One of the most unique, must-see, fibre art exhibits opened on Saturday, January 20th, at the Bruce County Museum and Cultural Centre to an appreciative standing-room only crowd.
The unique and exciting exhibit features artefacts chosen by Museum staff from its historic collection and the interpretation of those artefacts transformed through the medium of fibre by 39 renowned artists. Each item, each piece of art, also features a detailed story explaining the inspiration that the items gave to staff members and artists, several of whom attended the opening.
“There are two individuals whose vision, steadfast commitment, support and passion were instrumental in the creation of this exhibition and who rallied their network of incredible fibre artists to make the show a reality,” said Museum Director, Cathy McGirr. “Bev White and Theresa Stafford, and without their guidance and passion this show would not be possible.”
Artist Bev White approached the Museum with the concept some months ago. “In a Museum, you might see something that will remind you of your youth, the history of the area or the people who were here long before we were. An artefact has to inspire you and bring memories to the forefront so that you become interested and may even dig into its history through research. This exhibition does all that.”
“I could not be happier with ‘The Thread of the Story’,” added Stafford. “We should all be proud of ourselves, both artists and staff, for this wonderful curated exhibition.”
From a wreath from the 1800s made entirely of human hair to an authentic Royal Canadian Mounted Police (RCMP) uniform tunic from the 1800s, a quilt that features letters written between two lifelong friends to a large-scale map of Bruce County created in 1896, the walls of the Museum’s upper gallery are lined with unique art and glass cases filled with one-of-a-kind items that make this one of the most unique concepts when it comes to an historic display.
‘Letters to Rose’ by Elizabeth MacLaughlin
Elizabeth and Rose are old friends who have remained in touch through correspondence despite distance.

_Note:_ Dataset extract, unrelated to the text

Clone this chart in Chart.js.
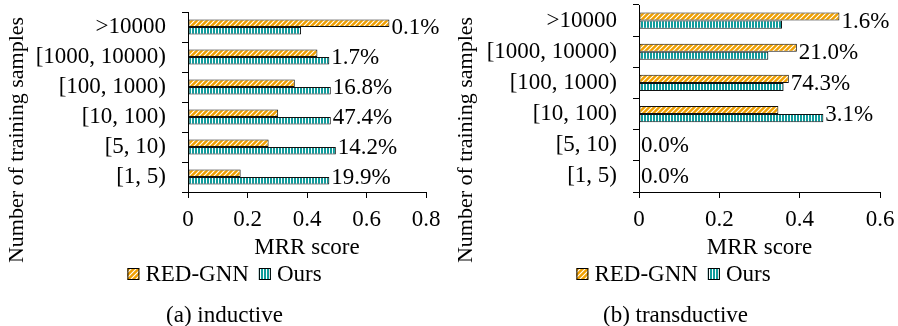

MacLaughlin gathered excerpts from letters the two sent back and forth and heat transferred them onto fabric creating a unique quilt.
Catcher’s Mitt & Ball by Susan Sankey
Sankey created this artwork inspired by a mitt and ball from 1832. A life-long resident of Bruce Grey, she learned to draw from her grandmother and began quilting 15 years ago.
The ‘ball’ was hand-dyed with rusty objects.
Museum Director, Cathy McGirr, said that the museum staff embraced the concept of the show. “I would like to recognize the core team of Chris Irvine, laura Leonard, Sarah Slater and Deb Sturdevant for the exhibition and who provided all the elements of display, production and creation of the exhibit book.”
The book is a legacy filled with the many works and their stories and is available at the Museum.
McGirr pointed out that while museums are considered by some to be mere repositories of the past, they are actually storytellers weaving narrative through their artefacts with each exhibition sharing a story. “We curate these stories, preserving our heritage where the artefacts become the ambassadors, not mere relics but, in fact, master storytellers. This exhibition tells the stories of the past through the provenance of the artefact, through the lens of the staff who selected the object and through the recreation of the artefact by the artist.”
“It is our hope to provide a unique experience that will evoke diverse conversations inspired by history, personal memories or connection and, of course, art,” said McGirr.